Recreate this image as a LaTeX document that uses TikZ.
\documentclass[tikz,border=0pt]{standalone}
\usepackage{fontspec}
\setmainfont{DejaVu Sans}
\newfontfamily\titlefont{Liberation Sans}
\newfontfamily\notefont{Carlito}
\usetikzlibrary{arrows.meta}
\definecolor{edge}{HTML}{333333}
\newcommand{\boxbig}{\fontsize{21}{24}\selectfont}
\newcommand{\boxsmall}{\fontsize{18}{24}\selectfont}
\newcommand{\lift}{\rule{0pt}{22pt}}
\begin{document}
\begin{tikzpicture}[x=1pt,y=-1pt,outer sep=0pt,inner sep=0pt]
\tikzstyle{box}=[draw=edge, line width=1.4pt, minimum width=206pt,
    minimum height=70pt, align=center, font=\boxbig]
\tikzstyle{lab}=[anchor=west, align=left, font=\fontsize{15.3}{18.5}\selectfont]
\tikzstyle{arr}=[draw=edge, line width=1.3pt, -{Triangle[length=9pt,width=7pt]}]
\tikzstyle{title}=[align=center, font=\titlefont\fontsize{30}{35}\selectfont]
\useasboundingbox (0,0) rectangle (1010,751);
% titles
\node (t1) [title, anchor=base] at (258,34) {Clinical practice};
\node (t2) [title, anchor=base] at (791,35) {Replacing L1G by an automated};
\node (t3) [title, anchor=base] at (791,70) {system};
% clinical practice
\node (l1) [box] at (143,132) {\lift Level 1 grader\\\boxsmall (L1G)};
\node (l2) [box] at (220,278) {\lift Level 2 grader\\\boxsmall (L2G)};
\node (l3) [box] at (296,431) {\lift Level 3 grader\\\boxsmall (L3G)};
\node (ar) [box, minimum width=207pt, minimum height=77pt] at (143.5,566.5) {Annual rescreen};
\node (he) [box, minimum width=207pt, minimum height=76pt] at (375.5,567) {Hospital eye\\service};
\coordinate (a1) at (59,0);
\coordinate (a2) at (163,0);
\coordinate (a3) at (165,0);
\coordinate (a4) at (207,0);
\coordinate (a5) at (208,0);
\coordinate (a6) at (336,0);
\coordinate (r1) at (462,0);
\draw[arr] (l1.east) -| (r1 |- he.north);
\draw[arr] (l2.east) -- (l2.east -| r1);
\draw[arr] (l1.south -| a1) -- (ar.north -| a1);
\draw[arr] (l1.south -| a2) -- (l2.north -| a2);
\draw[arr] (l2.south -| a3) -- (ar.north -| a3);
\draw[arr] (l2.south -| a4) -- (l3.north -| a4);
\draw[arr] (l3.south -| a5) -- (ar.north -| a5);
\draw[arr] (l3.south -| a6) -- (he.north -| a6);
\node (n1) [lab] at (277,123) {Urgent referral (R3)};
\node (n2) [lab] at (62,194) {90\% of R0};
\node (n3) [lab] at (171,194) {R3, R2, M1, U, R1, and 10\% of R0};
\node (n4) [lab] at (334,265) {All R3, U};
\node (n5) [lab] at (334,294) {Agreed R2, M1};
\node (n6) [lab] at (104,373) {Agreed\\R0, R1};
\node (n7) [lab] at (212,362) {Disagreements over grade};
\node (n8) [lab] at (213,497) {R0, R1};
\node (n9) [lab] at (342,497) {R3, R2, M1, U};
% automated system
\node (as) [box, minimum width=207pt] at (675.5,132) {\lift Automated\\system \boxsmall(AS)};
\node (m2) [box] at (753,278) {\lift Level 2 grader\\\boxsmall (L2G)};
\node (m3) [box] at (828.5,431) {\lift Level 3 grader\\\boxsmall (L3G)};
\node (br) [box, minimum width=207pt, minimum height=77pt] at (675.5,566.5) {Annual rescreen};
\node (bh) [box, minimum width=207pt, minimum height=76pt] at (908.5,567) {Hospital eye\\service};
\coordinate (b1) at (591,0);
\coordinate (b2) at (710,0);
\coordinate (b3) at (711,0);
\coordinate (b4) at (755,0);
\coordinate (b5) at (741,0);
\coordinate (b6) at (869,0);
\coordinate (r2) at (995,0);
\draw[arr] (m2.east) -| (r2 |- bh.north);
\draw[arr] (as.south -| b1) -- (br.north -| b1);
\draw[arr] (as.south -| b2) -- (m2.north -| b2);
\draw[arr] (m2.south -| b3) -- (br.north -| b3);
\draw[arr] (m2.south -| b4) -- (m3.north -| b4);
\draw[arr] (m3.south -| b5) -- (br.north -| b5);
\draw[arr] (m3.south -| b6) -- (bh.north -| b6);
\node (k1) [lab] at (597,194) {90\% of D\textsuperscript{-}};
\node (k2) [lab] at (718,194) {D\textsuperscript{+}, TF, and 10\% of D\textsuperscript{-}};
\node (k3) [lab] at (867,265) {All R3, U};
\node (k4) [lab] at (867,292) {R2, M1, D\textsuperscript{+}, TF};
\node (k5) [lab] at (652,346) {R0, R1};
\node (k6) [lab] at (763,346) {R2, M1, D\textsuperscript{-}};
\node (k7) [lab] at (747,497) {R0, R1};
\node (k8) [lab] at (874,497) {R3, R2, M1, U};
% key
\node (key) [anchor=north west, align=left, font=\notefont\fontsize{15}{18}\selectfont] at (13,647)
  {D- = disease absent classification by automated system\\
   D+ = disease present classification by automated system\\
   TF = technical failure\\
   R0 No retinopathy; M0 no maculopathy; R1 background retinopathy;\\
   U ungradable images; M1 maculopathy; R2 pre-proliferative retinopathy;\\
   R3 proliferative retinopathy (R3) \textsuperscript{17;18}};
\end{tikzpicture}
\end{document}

■ ■ ■ ■ ■

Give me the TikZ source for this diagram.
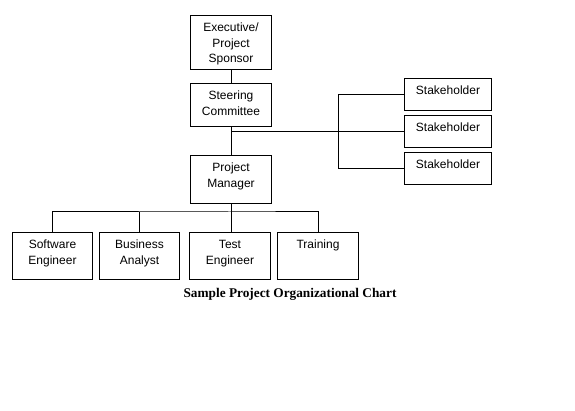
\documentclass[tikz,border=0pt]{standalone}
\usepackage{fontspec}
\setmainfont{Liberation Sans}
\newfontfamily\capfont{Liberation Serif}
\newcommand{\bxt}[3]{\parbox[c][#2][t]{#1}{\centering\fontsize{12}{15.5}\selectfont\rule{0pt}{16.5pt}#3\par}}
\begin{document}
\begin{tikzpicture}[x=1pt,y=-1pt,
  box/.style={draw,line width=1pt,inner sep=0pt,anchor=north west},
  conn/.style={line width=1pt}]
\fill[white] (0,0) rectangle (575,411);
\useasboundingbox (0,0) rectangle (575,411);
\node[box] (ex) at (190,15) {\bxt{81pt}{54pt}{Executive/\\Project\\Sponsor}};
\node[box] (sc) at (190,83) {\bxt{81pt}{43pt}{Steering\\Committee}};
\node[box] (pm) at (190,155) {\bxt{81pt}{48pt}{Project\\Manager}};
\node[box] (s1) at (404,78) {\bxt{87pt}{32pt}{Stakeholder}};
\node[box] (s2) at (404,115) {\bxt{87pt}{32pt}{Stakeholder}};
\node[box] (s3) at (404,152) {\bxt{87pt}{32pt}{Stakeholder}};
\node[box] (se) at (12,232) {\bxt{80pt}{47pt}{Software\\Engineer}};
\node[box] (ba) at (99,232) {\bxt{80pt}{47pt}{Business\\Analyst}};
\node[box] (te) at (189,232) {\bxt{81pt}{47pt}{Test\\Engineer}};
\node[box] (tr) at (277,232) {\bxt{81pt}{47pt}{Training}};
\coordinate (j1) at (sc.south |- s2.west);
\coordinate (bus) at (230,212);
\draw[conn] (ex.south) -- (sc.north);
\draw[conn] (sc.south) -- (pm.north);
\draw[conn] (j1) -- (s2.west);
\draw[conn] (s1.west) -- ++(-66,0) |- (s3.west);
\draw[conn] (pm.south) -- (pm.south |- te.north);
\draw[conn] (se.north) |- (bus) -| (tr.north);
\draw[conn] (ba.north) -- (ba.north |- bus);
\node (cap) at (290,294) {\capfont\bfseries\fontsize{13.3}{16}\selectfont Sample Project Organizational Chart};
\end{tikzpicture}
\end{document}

■ ■ ■ ■ ■

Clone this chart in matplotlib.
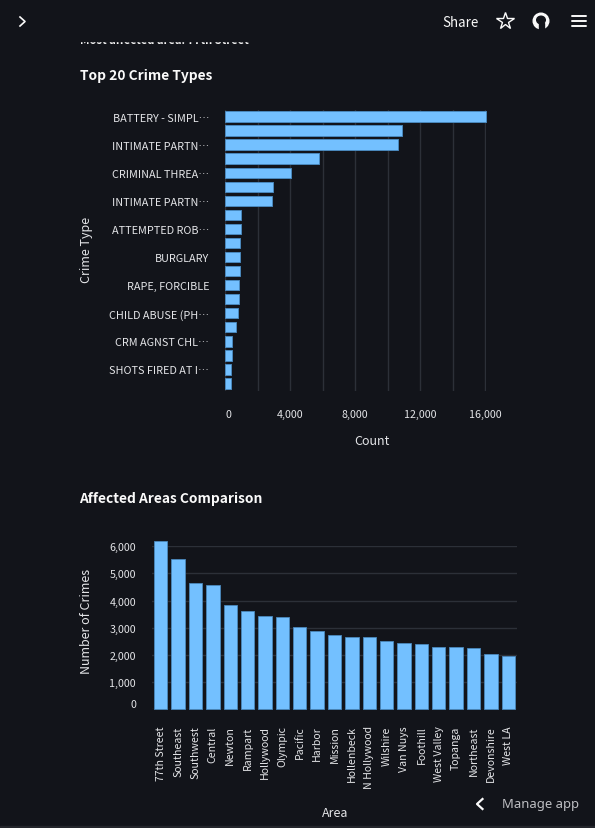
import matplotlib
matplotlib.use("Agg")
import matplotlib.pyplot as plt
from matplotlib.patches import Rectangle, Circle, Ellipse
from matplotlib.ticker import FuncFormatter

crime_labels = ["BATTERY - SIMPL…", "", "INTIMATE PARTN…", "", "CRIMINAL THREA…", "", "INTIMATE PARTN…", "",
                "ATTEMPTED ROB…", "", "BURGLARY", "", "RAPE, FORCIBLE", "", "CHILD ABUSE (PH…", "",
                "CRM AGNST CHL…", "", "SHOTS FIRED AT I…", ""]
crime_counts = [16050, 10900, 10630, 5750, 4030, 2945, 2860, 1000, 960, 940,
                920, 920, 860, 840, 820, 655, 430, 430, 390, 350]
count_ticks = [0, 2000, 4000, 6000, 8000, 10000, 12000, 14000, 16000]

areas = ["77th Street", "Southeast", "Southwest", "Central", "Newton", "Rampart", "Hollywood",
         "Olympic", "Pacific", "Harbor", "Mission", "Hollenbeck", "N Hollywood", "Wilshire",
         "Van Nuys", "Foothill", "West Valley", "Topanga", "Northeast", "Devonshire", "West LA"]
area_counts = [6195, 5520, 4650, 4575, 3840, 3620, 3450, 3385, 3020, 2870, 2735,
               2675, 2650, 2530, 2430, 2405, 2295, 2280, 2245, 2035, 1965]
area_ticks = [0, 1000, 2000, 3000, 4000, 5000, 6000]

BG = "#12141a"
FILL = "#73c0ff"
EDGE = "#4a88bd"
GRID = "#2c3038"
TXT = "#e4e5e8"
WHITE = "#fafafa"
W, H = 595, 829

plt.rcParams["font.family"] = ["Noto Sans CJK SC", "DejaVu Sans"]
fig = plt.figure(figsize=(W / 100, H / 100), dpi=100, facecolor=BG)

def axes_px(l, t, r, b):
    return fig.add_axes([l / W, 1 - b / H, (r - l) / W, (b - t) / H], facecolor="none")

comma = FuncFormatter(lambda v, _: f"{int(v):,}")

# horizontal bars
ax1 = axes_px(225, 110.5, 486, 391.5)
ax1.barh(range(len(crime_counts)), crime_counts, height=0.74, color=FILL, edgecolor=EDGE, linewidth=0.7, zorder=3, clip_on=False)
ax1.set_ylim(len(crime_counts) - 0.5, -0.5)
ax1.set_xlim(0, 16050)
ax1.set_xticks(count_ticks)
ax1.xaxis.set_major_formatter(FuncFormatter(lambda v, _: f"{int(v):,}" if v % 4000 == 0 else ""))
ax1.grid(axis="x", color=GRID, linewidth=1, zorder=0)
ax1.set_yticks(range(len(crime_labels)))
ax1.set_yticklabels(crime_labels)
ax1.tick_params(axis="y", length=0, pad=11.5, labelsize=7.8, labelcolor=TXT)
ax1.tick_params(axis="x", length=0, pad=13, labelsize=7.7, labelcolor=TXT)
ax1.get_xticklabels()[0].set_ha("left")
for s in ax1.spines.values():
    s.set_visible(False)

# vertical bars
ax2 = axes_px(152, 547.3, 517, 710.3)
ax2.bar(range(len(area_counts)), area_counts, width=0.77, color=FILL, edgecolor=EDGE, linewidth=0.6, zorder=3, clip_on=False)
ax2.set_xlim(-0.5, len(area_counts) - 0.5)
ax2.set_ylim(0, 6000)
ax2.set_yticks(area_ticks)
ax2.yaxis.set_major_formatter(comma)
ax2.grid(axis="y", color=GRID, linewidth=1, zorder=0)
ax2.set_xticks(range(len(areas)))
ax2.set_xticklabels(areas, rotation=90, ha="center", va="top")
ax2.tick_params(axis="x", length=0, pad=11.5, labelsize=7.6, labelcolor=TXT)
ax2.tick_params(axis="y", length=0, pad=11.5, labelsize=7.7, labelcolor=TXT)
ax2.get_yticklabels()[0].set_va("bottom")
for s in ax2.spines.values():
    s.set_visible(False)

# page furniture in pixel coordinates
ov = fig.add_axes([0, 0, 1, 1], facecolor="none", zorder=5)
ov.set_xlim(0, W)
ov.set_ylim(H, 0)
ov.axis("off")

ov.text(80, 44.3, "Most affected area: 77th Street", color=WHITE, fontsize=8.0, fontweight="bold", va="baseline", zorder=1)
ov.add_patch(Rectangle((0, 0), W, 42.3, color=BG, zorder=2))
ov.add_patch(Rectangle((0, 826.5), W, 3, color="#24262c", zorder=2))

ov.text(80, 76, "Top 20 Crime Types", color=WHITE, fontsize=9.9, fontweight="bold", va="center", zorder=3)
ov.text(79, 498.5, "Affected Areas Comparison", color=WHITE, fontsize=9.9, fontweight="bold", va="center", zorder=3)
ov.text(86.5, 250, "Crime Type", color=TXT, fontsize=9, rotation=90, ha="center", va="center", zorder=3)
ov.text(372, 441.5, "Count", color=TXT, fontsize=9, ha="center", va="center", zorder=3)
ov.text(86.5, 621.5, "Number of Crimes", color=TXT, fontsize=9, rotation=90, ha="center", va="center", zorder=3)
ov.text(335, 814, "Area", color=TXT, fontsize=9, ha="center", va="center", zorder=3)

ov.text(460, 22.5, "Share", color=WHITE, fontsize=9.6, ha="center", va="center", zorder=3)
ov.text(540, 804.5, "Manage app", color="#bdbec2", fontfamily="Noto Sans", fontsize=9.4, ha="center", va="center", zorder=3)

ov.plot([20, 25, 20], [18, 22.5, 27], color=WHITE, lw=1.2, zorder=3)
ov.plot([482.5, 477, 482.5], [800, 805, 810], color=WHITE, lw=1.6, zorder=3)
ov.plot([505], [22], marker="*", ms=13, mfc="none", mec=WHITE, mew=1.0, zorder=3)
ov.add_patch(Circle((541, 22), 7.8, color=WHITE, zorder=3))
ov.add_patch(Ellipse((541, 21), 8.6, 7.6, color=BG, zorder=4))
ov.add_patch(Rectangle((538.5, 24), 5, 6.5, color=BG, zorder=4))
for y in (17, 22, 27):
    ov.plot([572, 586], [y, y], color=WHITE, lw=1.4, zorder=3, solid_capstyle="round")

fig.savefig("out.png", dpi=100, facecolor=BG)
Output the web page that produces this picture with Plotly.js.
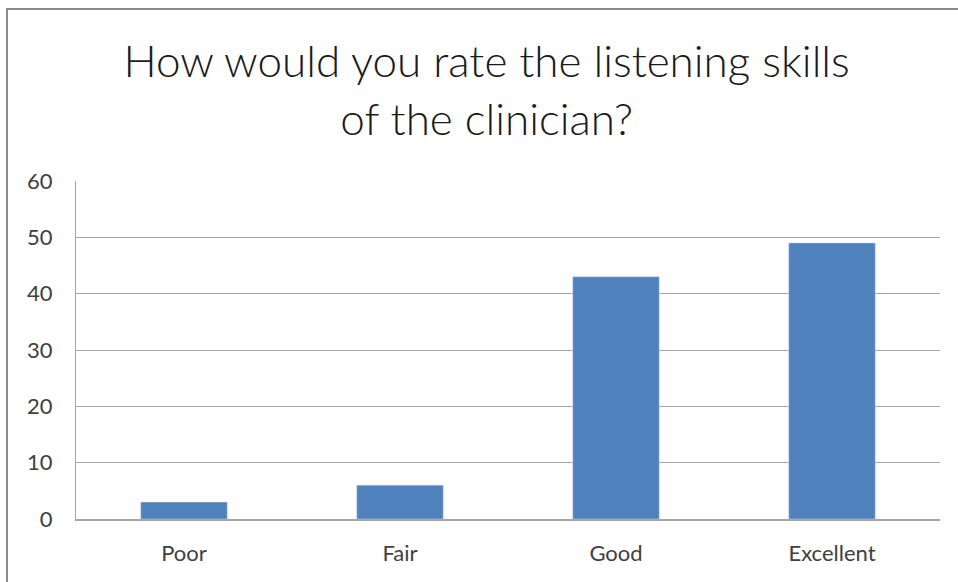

■ ■ ■ ■ ■

**TASK INSTRUCTIONS**:
Pictures stay out: repeat exactly only the lines from the one with "Clone this chart in matplotlib." through the one with "12000, 14000, 16000]".

**TASK RESULT**:
Clone this chart in matplotlib.
import matplotlib
matplotlib.use("Agg")
import matplotlib.pyplot as plt
from matplotlib.patches import Rectangle, Circle, Ellipse
from matplotlib.ticker import FuncFormatter

crime_labels = ["BATTERY - SIMPL…", "", "INTIMATE PARTN…", "", "CRIMINAL THREA…", "", "INTIMATE PARTN…", "",
                "ATTEMPTED ROB…", "", "BURGLARY", "", "RAPE, FORCIBLE", "", "CHILD ABUSE (PH…", "",
                "CRM AGNST CHL…", "", "SHOTS FIRED AT I…", ""]
crime_counts = [16050, 10900, 10630, 5750, 4030, 2945, 2860, 1000, 960, 940,
                920, 920, 860, 840, 820, 655, 430, 430, 390, 350]
count_ticks = [0, 2000, 4000, 6000, 8000, 10000, 12000, 14000, 16000]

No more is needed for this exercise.